Tanyaradzwa Rusike.
Public Service Commissioners (PSC) on Tuesday took the lead to register in the biometric system, a programme which is expected to weed out ghost workers.
The registration was done at the Registrar-General’s offices at Makumbe Building.
PSC Commissioner George Chigora said they had taken the lead role to show how serious they are with the programme.
“The programme is proceeding very well and it’s starting from commissioners down.
“We are urging every civil servant to register biometrically and that is why all the commissioners have come, led by our chairperson.
“This process is up to the end of this month and those who will not appear in the system by October 1, the system will start rejecting them and there will be no salary for them thereafter,” he said.
Commissioner Ozias Hove said there was need to register biometrically in order to assist Government to have the correct count of the civil service workforce.
“It’s a good initiative and it is going to assist the Government to have the correct count of their workforce so that it can actually provide better.
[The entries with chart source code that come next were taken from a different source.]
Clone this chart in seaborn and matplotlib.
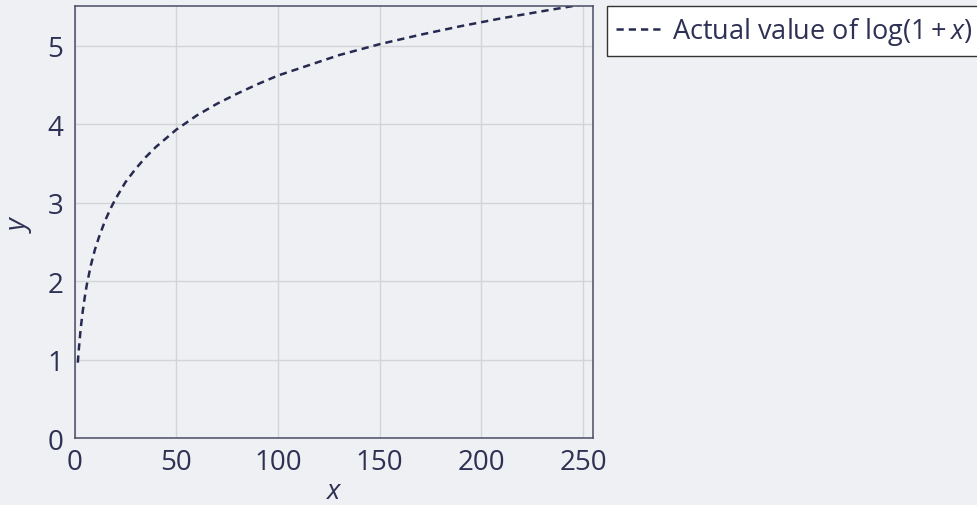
import numpy as np
import pandas as pd
import matplotlib.pyplot as plt
import seaborn as sns

# values
x_vals = [1.6, 2, 3, 4, 5, 6, 8, 10, 12, 15, 18, 20, 25, 30, 35, 40, 50, 60, 70, 80,
          90, 100, 115, 130, 150, 170, 190, 210, 230, 255]
y_vals = [0.96, 1.10, 1.39, 1.61, 1.79, 1.95, 2.20, 2.40, 2.56, 2.77, 2.94, 3.04,
          3.26, 3.43, 3.58, 3.71, 3.93, 4.11, 4.26, 4.39, 4.51, 4.62, 4.75, 4.88,
          5.02, 5.14, 5.25, 5.35, 5.44, 5.55]
x_ticks = [0, 50, 100, 150, 200, 250]
y_ticks = [0, 1, 2, 3, 4, 5]
series_label = r'Actual value of $\log(1+x)$'

bg = '#eff0f3'
ink = '#2e3154'

sns.set_theme(style='whitegrid')
plt.rcParams['font.family'] = ['Open Sans', 'DejaVu Sans']
plt.rcParams['mathtext.fontset'] = 'custom'
plt.rcParams['mathtext.rm'] = 'Open Sans'
plt.rcParams['mathtext.it'] = 'Open Sans:italic'

df = pd.DataFrame({'x': x_vals, 'y': y_vals})

fig = plt.figure(figsize=(9.77, 5.06), dpi=100, facecolor=bg)
ax = fig.add_axes([0.0763, 0.1324, 0.5310, 0.8528])
ax.set_facecolor(bg)

sns.lineplot(data=df, x='x', y='y', ax=ax, color='#272a50', linewidth=1.8,
             linestyle=(0, (2.9, 2.0)), label=series_label)

ax.set_xlim(0, 255)
ax.set_ylim(0, 5.5)
ax.set_xticks(x_ticks)
ax.set_yticks(y_ticks)
ax.grid(True, color='#d3d4d7', linewidth=1.0)
ax.tick_params(direction='in', length=7, width=1, color='#a4a5ab',
               labelsize=20, labelcolor=ink)
ax.tick_params(axis='x', pad=7)
ax.tick_params(axis='y', pad=8)
for s in ax.spines.values():
    s.set_color('#4a4c66')
    s.set_linewidth(1.1)

ax.set_xlabel('$x$', fontsize=20, color=ink, labelpad=1)
ax.set_ylabel('$y$', fontsize=20, color=ink, labelpad=10)

leg = ax.legend(loc='upper left', bbox_to_anchor=(1.027, 1.0), fontsize=19.5,
                frameon=True, fancybox=False, framealpha=1, facecolor='white',
                edgecolor='#333333', handlelength=1.75, handletextpad=0.3,
                borderpad=0.33, borderaxespad=0)
for t in leg.get_texts():
    t.set_color(ink)
leg.get_frame().set_linewidth(1.0)

fig.savefig('out.png', dpi=100, facecolor=bg)
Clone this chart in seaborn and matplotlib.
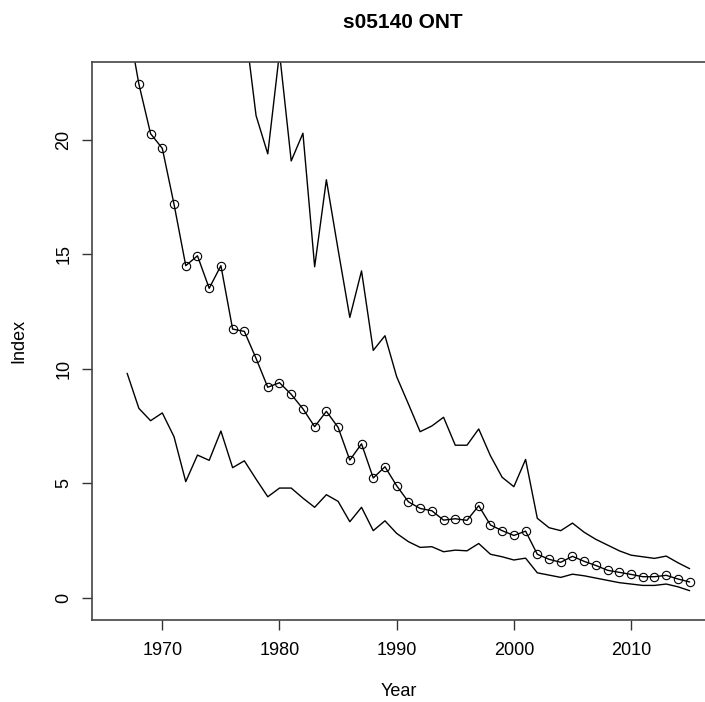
import pandas as pd
import numpy as np
import matplotlib
matplotlib.use("Agg")
import matplotlib.pyplot as plt
import seaborn as sns

years = list(range(1967, 2016))

index_mid = [25.3, 22.43, 20.26, 19.62, 17.18, 14.50, 14.93, 13.51, 14.50, 11.73,
             11.63, 10.45, 9.19, 9.39, 8.88, 8.25, 7.47, 8.14, 7.44, 6.01,
             6.72, 5.23, 5.72, 4.89, 4.19, 3.90, 3.80, 3.39, 3.45, 3.38,
             4.02, 3.18, 2.93, 2.72, 2.91, 1.90, 1.68, 1.55, 1.81, 1.59,
             1.41, 1.20, 1.11, 1.02, 0.92, 0.92, 0.98, 0.82, 0.69]

index_low = [9.80, 8.27, 7.73, 8.07, 7.03, 5.07, 6.23, 6.00, 7.28, 5.68,
             5.98, 5.18, 4.41, 4.79, 4.79, 4.35, 3.95, 4.50, 4.21, 3.32,
             3.95, 2.93, 3.36, 2.81, 2.45, 2.20, 2.23, 2.01, 2.08, 2.05,
             2.37, 1.90, 1.79, 1.65, 1.73, 1.09, 0.99, 0.89, 1.03, 0.96,
             0.86, 0.76, 0.66, 0.60, 0.54, 0.54, 0.60, 0.48, 0.31]

index_high = [42.0, 38.0, 35.0, 34.0, 30.0, 25.0, 26.0, 24.5, 26.0, 26.5,
              25.2, 21.05, 19.38, 23.8, 19.07, 20.28, 14.45, 18.25, 15.2, 12.24,
              14.27, 10.80, 11.44, 9.65, 8.46, 7.25, 7.50, 7.88, 6.66, 6.66,
              7.37, 6.20, 5.26, 4.85, 6.04, 3.47, 3.06, 2.93, 3.26, 2.86,
              2.55, 2.30, 2.05, 1.86, 1.79, 1.72, 1.82, 1.53, 1.27]

df = pd.DataFrame({"Year": years, "mid": index_mid, "low": index_low, "high": index_high})

sns.set_theme(style="white")
plt.rcParams["font.family"] = ["Liberation Sans", "DejaVu Sans"]
plt.rcParams["text.color"] = "black"
plt.rcParams["axes.labelcolor"] = "black"
plt.rcParams["xtick.color"] = "black"
plt.rcParams["ytick.color"] = "black"

fig = plt.figure(figsize=(7.05, 7.02), dpi=100)
ax = fig.add_axes([92 / 705, 1 - 620 / 702, 1 - 92 / 705, (620 - 62) / 702])

sns.lineplot(data=df, x="Year", y="high", ax=ax, color="black", linewidth=1.0)
sns.lineplot(data=df, x="Year", y="low", ax=ax, color="black", linewidth=1.0)
sns.lineplot(data=df, x="Year", y="mid", ax=ax, color="black", linewidth=1.0,
             marker="o", markersize=6, markerfacecolor="none",
             markeredgecolor="black", markeredgewidth=0.8)

ax.set_xlim(1964.0, 2016.31)
ax.set_ylim(-0.97, 23.39)
ax.set_xticks([1970, 1980, 1990, 2000, 2010])
ax.set_yticks([0, 5, 10, 15, 20])
ax.tick_params(axis="both", which="both", direction="out", length=7, width=1,
               color="#333333", labelsize=13, bottom=True, left=True)
ax.tick_params(axis="x", pad=9)
ax.tick_params(axis="y", pad=7)
for lab in ax.get_yticklabels():
    lab.set_rotation(90)
    lab.set_va("center")

for side in ["left", "bottom", "top"]:
    ax.spines[side].set_color("#444444")
    ax.spines[side].set_linewidth(1.2)
ax.spines["right"].set_visible(False)

ax.set_xlabel("Year", fontsize=13, labelpad=17)
ax.set_ylabel("Index", fontsize=13, labelpad=20)

fig.text(402.5 / 705, 1 - 22 / 702, "s05140 ONT", ha="center", va="center",
         fontsize=15, fontweight="bold")

fig.savefig("out.png", dpi=100)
“There is so much talk that there could be ghost workers in the Public Service but for our purpose it’s a way of registering the civil servants and we have got civil servants drawing from the wage bill,”
The biometric registration is being implemented with the assistance of the World Bank and is part of efforts to modernise management of the civil service.
It is also part of broad measures adopted by Government, with advice from the World Bank, through the Transitional Stabilisation Programme (TSP) 2018-2020.